Because not every area can get that kind of attention, Anna Michalak, of the Carnegie Institution for Science, and her colleagues wanted to get a bigger picture look at how climate change might alter how much nitrogen is washing into the nation’s watersheds and see if they could pinpoint the areas of greatest risk.

More Rain = More Nitrogen

Using 21 climate models from the most recent Intergovernmental Panel on Climate Change report, they looked at how changes in both overall and extreme precipitation would influence the amount of nitrogen entering waterways, keeping things like fertilizer use constant.

They found that by the end of the century, if greenhouse gas emissions continue on their current trajectory, increased rainfall will cause a 20 percent rise in the amount of nitrogen loading in waterways of the continental U.S.

The largest increases were in the Northeast (with a 28 percent increase in nitrogen), the upper Mississippi-Atchafalaya basin (24 percent) and the Great Lakes (21 percent).

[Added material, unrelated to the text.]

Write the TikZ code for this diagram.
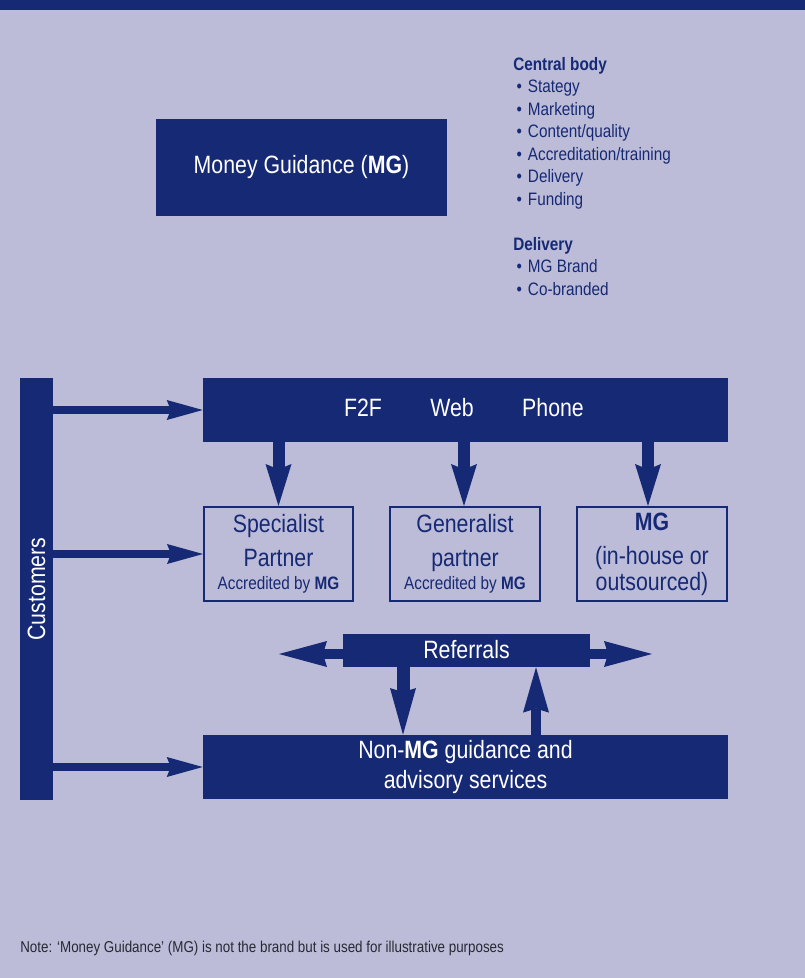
\documentclass[tikz,border=0pt]{standalone}
\usepackage{fontspec}
\usepackage{graphicx}
\setmainfont[FakeStretch=0.85]{Liberation Sans}
\usetikzlibrary{arrows.meta}
\definecolor{navy}{RGB}{22,41,116}
\definecolor{bgc}{RGB}{188,188,216}
\definecolor{notec}{RGB}{40,40,52}
\newcommand\FBig{\fontsize{18.8pt}{25.5pt}\selectfont}
\newcommand\FList{\fontsize{13.5pt}{16.875pt}\selectfont}
\newcommand\FSml{\fontsize{13.5pt}{19.5pt}\selectfont}
\newcommand\FNote{\fontsize{11.8pt}{13pt}\selectfont}
\newcommand\blt{\hspace{2.5pt}•\hspace{4.5pt}}
\begin{document}
\begin{tikzpicture}[x=0.75pt,y=-0.75pt,
  darkbox/.style={fill=navy, text=white, inner sep=0pt, align=center, font=\FBig},
  outbox/.style={draw=navy, line width=1.5pt, text=navy, inner sep=0pt, align=center, font=\FBig},
  custarrow/.style={navy, line width=6pt, -{Stealth[length=27pt,width=15pt,inset=3pt,line width=0pt]}},
  downarrow/.style={navy, line width=9pt, -{Stealth[length=31.5pt,width=19.5pt,inset=4pt,line width=0pt]}},
  refarrow/.style={navy, line width=7.5pt, -{Stealth[length=36pt,width=19.5pt,inset=3pt,line width=0pt]}},
  refdown/.style={navy, line width=9.75pt, -{Stealth[length=35pt,width=19.5pt,inset=3pt,line width=0pt]}},
  refup/.style={navy, line width=7pt, -{Stealth[length=34pt,width=19.5pt,inset=3pt,line width=0pt]}}
]
\fill[bgc] (0,0) rectangle (805,978);
\useasboundingbox (0,0) rectangle (805,978);
\fill[navy] (0,0) rectangle (805,10);

% top box
\node[darkbox, minimum width=218.25pt, minimum height=72.75pt] (mg) at (301.5,167.5) {Money Guidance (\textbf{MG})};

% list
\node[anchor=north west, text=navy, align=left, inner sep=0pt, font=\FList] (cbody) at (513,57)
 {\textbf{Central body}\\
  \blt Stategy\\
  \blt Marketing\\
  \blt Content/quality\\
  \blt Accreditation/training\\
  \blt Delivery\\
  \blt Funding\\[16.875pt]
  \textbf{Delivery}\\
  \blt MG Brand\\
  \blt Co-branded};

% customers
\node[darkbox, minimum width=24.75pt, minimum height=316.5pt] (cust) at (36.5,589) {\rotatebox{90}{Customers}};

% channels
\node[darkbox, minimum width=393.75pt, minimum height=48pt] (chan) at (465.5,410) {};
\node[text=white, font=\FBig, inner sep=0pt] (f2f) at (363,408) {F2F};
\node[text=white, font=\FBig, inner sep=0pt] (web) at (452,408) {Web};
\node[text=white, font=\FBig, inner sep=0pt] (phone) at (553,408) {Phone};

% partner boxes
\node[outbox, minimum width=111.75pt, minimum height=70.5pt] (spec) at (278.5,554)
 {Specialist\\Partner\\[-8pt]{\FSml Accredited by \textbf{MG}}};
\node[outbox, minimum width=112.5pt, minimum height=70.5pt] (gen) at (465,554)
 {Generalist\\partner\\[-8pt]{\FSml Accredited by \textbf{MG}}};
\node[outbox, minimum width=112.5pt, minimum height=70.5pt] (mgb) at (652,554)
 {\textbf{MG}\\(in-house or\\[-6pt]outsourced)};

% referrals
\node[darkbox, minimum width=185.25pt, minimum height=24.75pt] (ref) at (466.5,650.5) {\raisebox{2pt}{Referrals}};
\coordinate (refL) at (279,654);
\coordinate (refR) at (652,654);
\coordinate (dx) at (403,0);
\coordinate (ux) at (536,0);

% non-MG
\node[darkbox, minimum width=393.75pt, minimum height=48pt] (non) at (465.5,767)
 {Non-\textbf{MG} guidance and\\[-3pt]advisory services};

% note
\node[anchor=base west, text=notec, font=\FNote, inner sep=0pt] (note) at (20,952)
 {Note: ‘Money Guidance’ (MG) is not the brand but is used for illustrative purposes};

% arrows
\draw[custarrow] (cust.east |- chan.west) -- (chan.west);
\draw[custarrow] (cust.east |- spec.west) -- (spec.west);
\draw[custarrow] (cust.east |- non.west) -- (non.west);

\draw[downarrow] (spec.north |- chan.south) -- (spec.north);
\draw[downarrow] ([xshift=-0.75pt]gen.north |- chan.south) -- ([xshift=-0.75pt]gen.north);
\draw[downarrow] ([xshift=-3pt]mgb.north |- chan.south) -- ([xshift=-3pt]mgb.north);

\draw[refarrow] (ref.west |- refL) -- (refL);
\draw[refarrow] (ref.east |- refR) -- (refR);
\draw[refdown] (ref.south -| dx) -- (non.north -| dx);
\draw[refup] (non.north -| ux) -- (ref.south -| ux);
\end{tikzpicture}
\end{document}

That result wasn’t surprising given that the Midwest and Northeast have already seen heavy downpours increase by 37 and 71 percent, respectively, since 1958, the largest increases in the nation, according to the 2014 National Climate Assessment.

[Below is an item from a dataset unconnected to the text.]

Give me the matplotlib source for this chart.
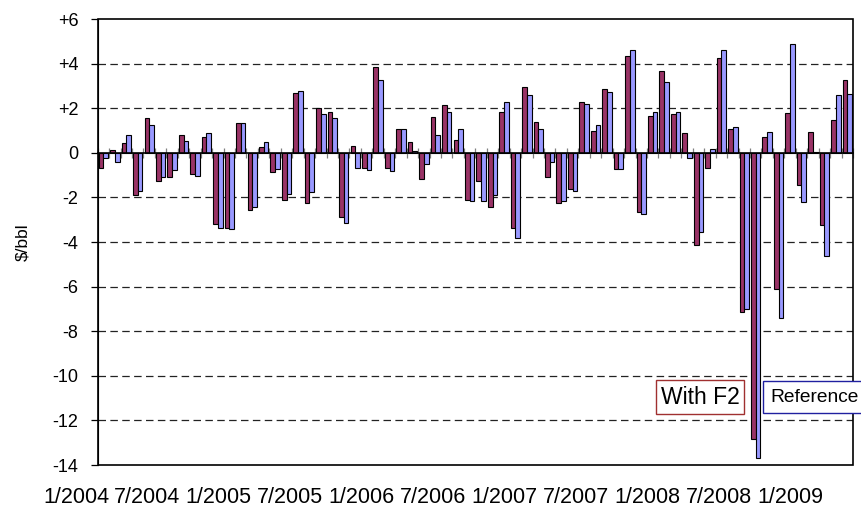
import numpy as np
import matplotlib.pyplot as plt
from matplotlib import font_manager
from matplotlib.transforms import blended_transform_factory
from matplotlib.patches import Rectangle

# monthly differences, 1/2004 .. 6/2009 ($/bbl)
with_f2 = [-0.67, 0.12, 0.45, -1.87, 1.54, -1.27, -1.08, 0.82, -0.93, 0.70,
           -3.17, -3.36, 1.32, -2.56, 0.24, -0.85, -2.11, 2.66, -2.24, 2.03,
           1.84, -2.90, 0.30, -0.67, 3.83, -0.67, 1.09, 0.49, -1.17, 1.61,
           2.15, 0.57, -2.11, -1.27, -2.44, 1.82, -3.39, 2.96, 1.38, -1.09,
           -2.24, -1.61, 2.29, 0.97, 2.88, -0.72, 4.35, -2.66, 1.64, 3.69,
           1.75, 0.90, -4.14, -0.67, 4.25, 1.09, -7.14, -12.83, 0.72, -6.10,
           1.79, -1.46, 0.94, -3.24, 1.46, 3.26]
reference = [-0.22, -0.40, 0.78, -1.72, 1.23, -1.08, -0.78, 0.52, -1.02, 0.90,
             -3.36, -3.41, 1.32, -2.44, 0.49, -0.72, -1.84, 2.75, -1.75, 1.75,
             1.57, -3.14, -0.66, -0.75, 3.26, -0.82, 1.05, 0.10, -0.48, 0.78,
             1.82, 1.09, -2.15, -2.15, -1.90, 2.29, -3.83, 2.60, 1.05, -0.40,
             -2.18, -1.72, 2.20, 1.26, 2.74, -0.72, 4.60, -2.75, 1.82, 3.17,
             1.82, -0.22, -3.54, 0.18, 4.63, 1.17, -7.00, -13.68, 0.94, -7.40,
             4.90, -2.20, 0.04, -4.63, 2.59, 2.62]

x_labels = ['1/2004', '7/2004', '1/2005', '7/2005', '1/2006', '7/2006',
            '1/2007', '7/2007', '1/2008', '7/2008', '1/2009']
y_ticks = [-14, -12, -10, -8, -6, -4, -2, 0, 2, 4, 6]
y_labels = ['-14', '-12', '-10', '-8', '-6', '-4', '-2', '0', '+2', '+4', '+6']

names = {f.name for f in font_manager.fontManager.ttflist}
has_narrow = 'Liberation Sans Narrow' in names
plt.rcParams['font.family'] = ['Liberation Sans', 'DejaVu Sans']

fig = plt.figure(figsize=(8.61, 5.11), dpi=100, facecolor='white')
ax = fig.add_axes([0.1135, 0.090, 0.8772, 0.8728])

n = len(with_f2)
x = np.arange(n)
w = 0.41
ax.bar(x - 0.205, with_f2, w, color='#993366', edgecolor='black', linewidth=0.8, zorder=3)
ax.bar(x + 0.205, reference, w, color='#9999FF', edgecolor='black', linewidth=0.8, zorder=3)

ax.set_xlim(-0.5, n - 0.5)
ax.set_ylim(-14, 6)

# horizontal dashed grid
for yv in y_ticks[1:-1]:
    if yv != 0:
        ax.axhline(yv, color='#222222', linewidth=0.9, dashes=(6, 3.5), zorder=1)

# category axis crossing at zero
ax.spines['bottom'].set_position(('data', 0))
ax.spines['bottom'].set_zorder(4)
ax.spines['bottom'].set_linewidth(1.2)
ax.spines['top'].set_visible(False)
ax.spines['right'].set_visible(False)
ax.set_xticks(np.arange(-0.5, n, 1.0))
ax.tick_params(axis='x', direction='inout', length=7, width=0.9, color='#808080',
               labelbottom=False)
ax.add_patch(Rectangle((0, 0), 1, 1, transform=ax.transAxes, fill=False,
                       edgecolor='black', linewidth=1.2, clip_on=False, zorder=5))

ax.set_yticks(y_ticks)
ax.set_yticklabels(y_labels, fontsize=13)
ax.tick_params(axis='y', direction='out', length=5, width=0.9, pad=9)

# date labels under the chart
trans = blended_transform_factory(ax.transData, ax.transAxes)
for pos, lab in zip(np.linspace(-2.4, 60.0, len(x_labels)), x_labels):
    ax.text(pos, -0.072, lab, transform=trans, ha='center', va='center',
            fontsize=15.5, clip_on=False)

fig.text(23 / 861, 1 - 242 / 511, r'\$/bbl', rotation=90, ha='center', va='center',
         fontsize=12.5)

# series labels
fig.text(700 / 861, 1 - 397 / 511, 'With F2', ha='center', va='center', fontsize=16.5,
         bbox=dict(boxstyle='square,pad=0.22', facecolor='white', edgecolor='#A03030',
                   linewidth=1.0))
if has_narrow:
    ref_font, ref_size, ref_pad = ['Liberation Sans Narrow', 'DejaVu Sans'], 16.5, 0.22
else:
    ref_font, ref_size, ref_pad = ['Liberation Sans', 'DejaVu Sans'], 13.8, 0.38
fig.text(770 / 861, 1 - 397 / 511, 'Reference', ha='left', va='center', fontsize=ref_size,
         family=ref_font,
         bbox=dict(boxstyle='square,pad=%.2f' % ref_pad, facecolor='white',
                   edgecolor='#2020A0', linewidth=1.0))

fig.savefig('out.png', dpi=100, facecolor='white')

Nitrogen loading in the nation’s waterways averaged for 1976-2005 (a) and how precipitation will increase that loading by mid-century (b) and by the end of the century (c) if greenhouse gas emissions continue on their current trajectory.
Click image to enlarge. Credit: Sinha, et al./Science

To counteract the increase just from the influence of precipitation would mean that the nitrogen being introduced to the land would have to be reduced by 30 percent.

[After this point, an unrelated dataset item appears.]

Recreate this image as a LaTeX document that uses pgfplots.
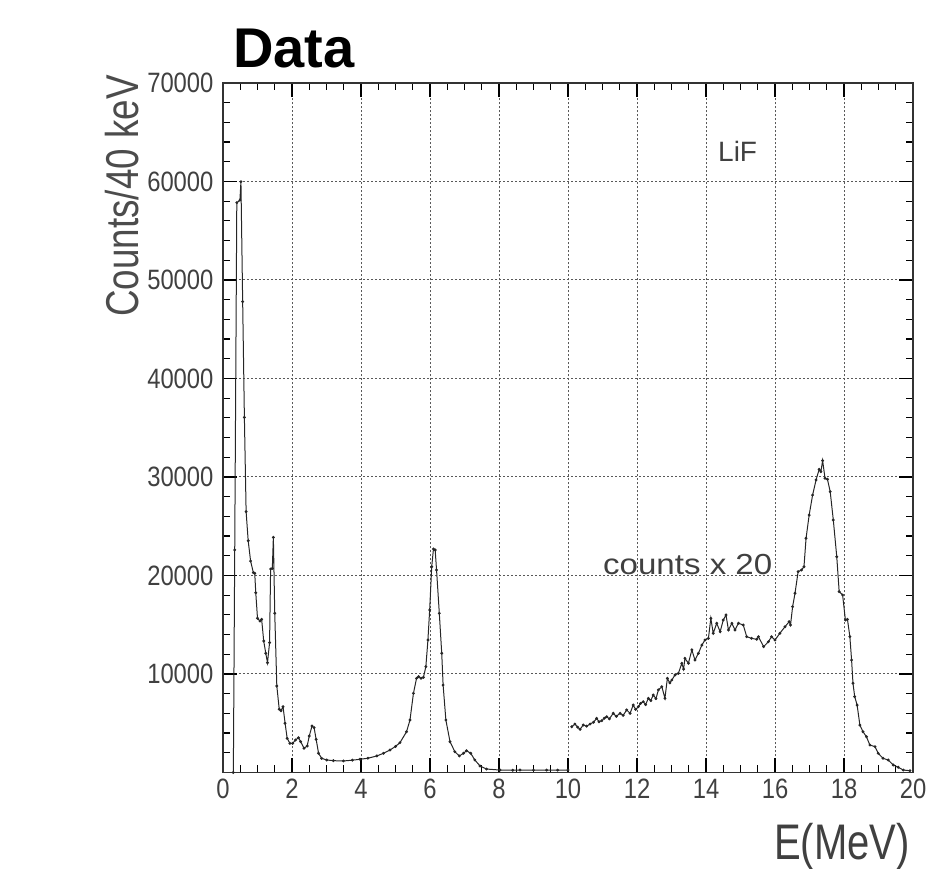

“That is massive,” Michalak said, and would be a significant ask of farmers struggling to maintain crop yields.

In the particular example of the Mississippi-Atchafalaya system, the Environmental Protection Agency has already mandated that nitrogen loads be reduced by 20 percent below 1980-1996 levels. To meet that goal in the face of the increases coming from rains would mean reducing fertilizer use by a whopping 60 percent.

The study also looked to broaden the view beyond the U.S. by looking for watersheds around the world that were similar to some in the U.S. and seeing how nitrogen loading might change with precipitation. They identified India, China and Southeast Asia — home to the majority of the world’s population — as areas that could see major rises in nitrogen loading in the future.

The study makes clear that local managers and policymakers will need to rethink some of the ways they combat nutrient pollution and society will also have to develop technological solutions to reduce nutrient pollution, from implementing more efficient agricultural practices to potentially recycling various forms of nitrogen in sewage into animal feed, according to a commentary piece also published in Science.

If you want to manage nutrient loading “you need to account for the fact that the climate is changing at the same time,” Michalak said.